Oh yeah! There were more wood shavings and since that must be getting a little old by now, she decided to do some jumping and try her mouth at the blinds that stand 4 feet from the ground and used to cover the whole window.

The cage door... bent. I'm not sure how she squeezed her ever-loving body through it... I just hope she tore some flesh on her way out.

Seriously, does God just sit up there cracking up at me?

I thought this was the perfect dog. I mean... I'm gonna go out on a limb and say this dog has some separation anxiety. Yep, she's got issues! That's for sure. Then she trots around the house looking all innocent and sweet. Curls up next to Jackson and gives me the look like, "All little boys need a dog."

Someone needs to tell her that one year....I gave a dog to my kids for a Christmas gift, and then 4 or 5 months later, I gave her away. I've got no heart. She's living here on borrowed time.

Sunday, August 1, 2010

I Lost

Despite my picketing, my threats to never again do laundry or make dinner, and my promise to leave the country, we have a dog living in our house.

I guess, if I am going to be truthful, it's partly my fault.

I always have a story.......

Paul started this whole thing a couple of weeks ago saying he'd found the perfect dog. One of the guys he mentors and his new wife, felt horribly sorry for this perfect dog because they were gone all the time. By the way, the perfect dog, according to my husband, does not bark, chew, run away or eliminate it's bodily fluids in the house. The perfect dog according to me... lives anywhere but this house. Anyway, he asked if we could have the dog and despite desperately trying to obtain the dog, the dog had been given to someone else who would not give it back. (I did the silent cheer.)

But, Paul was convinced that Jackson needed a dog. "He lives in a house full of girls and we hang out with friends who mostly have... only girls. The boy needs a dog! All boys need a dog!"

Yeah, whatever.

The kids got wind of this perfect dog, which is another story, and they began scouring the internet for another perfect dog.

Well, Friday, I was on Facebook and I saw a friend who was trying to give away a Cocker Spaniel that was supposedly a great dog. "Yeah, well, then why are they getting rid of it?"

But, something possessed me to call Paul and tell him about it.

Now, why would I do that?

So, he called and then calls me to tell me, "April!!! It's the perfect dog!"

All these perfect dogs are appearing out of nowhere.

I agreed to go "see" the dog. It just so happened that we were going to my mom's that night and our friends and the dog only live 5 minutes from my mom.

We stopped to see the dog.

It was like seeing Emme for the first time. I couldn't believe how little the dog was and I couldn't believe how cute the dog was.... and I don't even like dogs FOR CRYING OUT LOUD!

We took her out into their huge, unfenced backyard that connected to endless soccer fields. Our friend would walk far away and yell for her and she would would run right over to him. I could tell right away that she was a sweet dog... and then I heard her story.

Her name's Taffy, by the way.

Our friends, Jacob and Sheila, just moved back to our area from the deep south.

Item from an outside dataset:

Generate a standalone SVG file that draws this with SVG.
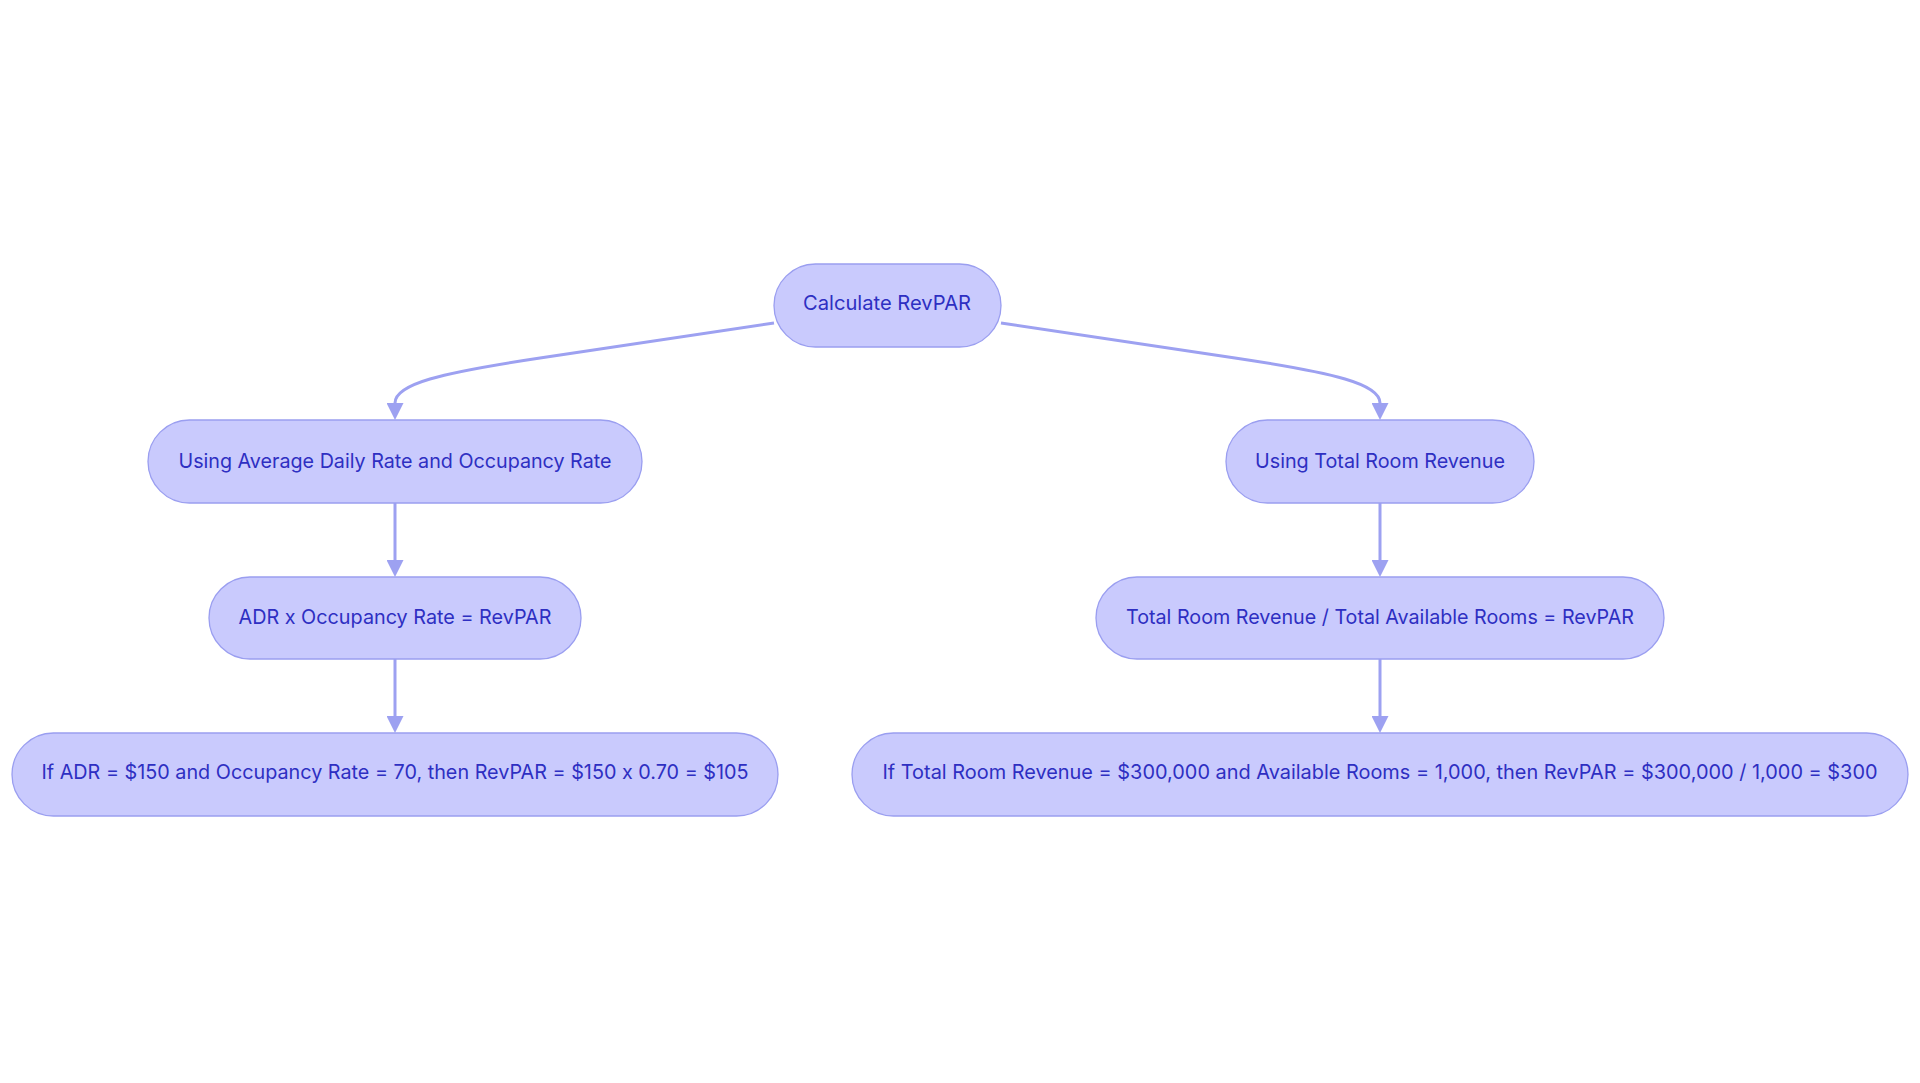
<svg xmlns="http://www.w3.org/2000/svg" width="1920" height="1083" viewBox="0 0 1920 1083">
<style>
.node rect{fill:#C9CAFD;stroke:#9A9EF0;stroke-width:1.3}
.node text{font-family:Inter,"Noto Sans","Liberation Sans",sans-serif;font-size:20px;fill:#2E2FC2;text-anchor:middle;dominant-baseline:central;font-feature-settings:"calt" 0}
.edge{fill:none;stroke:#9DA1F1;stroke-width:3}
</style>
<defs>
<marker id="arr" viewBox="0 0 10 10" refX="0" refY="5" markerUnits="userSpaceOnUse" markerWidth="17" markerHeight="17" orient="auto">
<path d="M0,0 L10,5 L0,10 Z" fill="#9DA1F1"/>
</marker>
</defs>
<rect width="1920" height="1083" fill="#FFFFFF"/>
<g id="connectors">
<path class="edge" d="M774,323 L540,358 C440,373 395,384 395,403" marker-end="url(#arr)"/>
<path class="edge" d="M1001,323 L1235,358 C1335,373 1380,384 1380,403" marker-end="url(#arr)"/>
<path class="edge" d="M395,503 L395,560" marker-end="url(#arr)"/>
<path class="edge" d="M395,659 L395,716" marker-end="url(#arr)"/>
<path class="edge" d="M1380,503 L1380,560" marker-end="url(#arr)"/>
<path class="edge" d="M1380,659 L1380,716" marker-end="url(#arr)"/>
</g>
<g id="n_calc" class="node">
<rect x="774" y="264" width="227" height="83" rx="41.5"/>
<text x="887" y="303" textLength="168" lengthAdjust="spacingAndGlyphs">Calculate RevPAR</text>
</g>
<g id="n_adr_method" class="node">
<rect x="148" y="420" width="494" height="83" rx="41.5"/>
<text x="395" y="460.5" textLength="433" lengthAdjust="spacingAndGlyphs">Using Average Daily Rate and Occupancy Rate</text>
</g>
<g id="n_total_method" class="node">
<rect x="1226" y="420" width="308" height="83" rx="41.5"/>
<text x="1380" y="460.5" textLength="250" lengthAdjust="spacingAndGlyphs">Using Total Room Revenue</text>
</g>
<g id="n_adr_formula" class="node">
<rect x="209" y="577" width="372" height="82" rx="41"/>
<text x="395" y="616.5" textLength="313" lengthAdjust="spacingAndGlyphs">ADR x Occupancy Rate = RevPAR</text>
</g>
<g id="n_total_formula" class="node">
<rect x="1096" y="577" width="568" height="82" rx="41"/>
<text x="1380" y="616.5" textLength="508" lengthAdjust="spacingAndGlyphs">Total Room Revenue / Total Available Rooms = RevPAR</text>
</g>
<g id="n_adr_example" class="node">
<rect x="12" y="733" width="766" height="83" rx="41.5"/>
<text x="395" y="772" textLength="707" lengthAdjust="spacingAndGlyphs">If ADR = $150 and Occupancy Rate = 70, then RevPAR = $150 x 0.70 = $105</text>
</g>
<g id="n_total_example" class="node">
<rect x="852" y="733" width="1056" height="83" rx="41.5"/>
<text x="1380" y="772" textLength="995" lengthAdjust="spacingAndGlyphs">If Total Room Revenue = $300,000 and Available Rooms = 1,000, then RevPAR = $300,000 / 1,000 = $300</text>
</g>
</svg>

They have 4 children under the age of 6, and they are living with her parents until they find a house.

They were not planning on a dog. One day, however, they went out to a farm to buy something. On the back of the property, Taffy was chained to a pole. She was matted and had at least 20 ticks on her. She had two gashes in her back because the neighbor boy would come over on occasion and beat her. Taffy, was used to breed, and since the last batch of her pups didn't sell well, they were done with her. "You can have her if you want her" the farmer told Sheila and Jacob.

Sheila, also not a dog lover, looked at Jacob as tears ran down her face and said, "We can't leave her here."

Taffy has been living in Sheila parent's house for the last 3 weeks. Despite being a great dog, she is just too much for them right now.

We left Sheila's parent's house with Taffy in the back seat nestled between my 2 dog loving children, Gracie and Jackson.

We've only had her for 2 days and the family is in love with her.

Even I love her... but only a little bit:-)

I lost the battle. I swore we'd never have a dog. Darn it!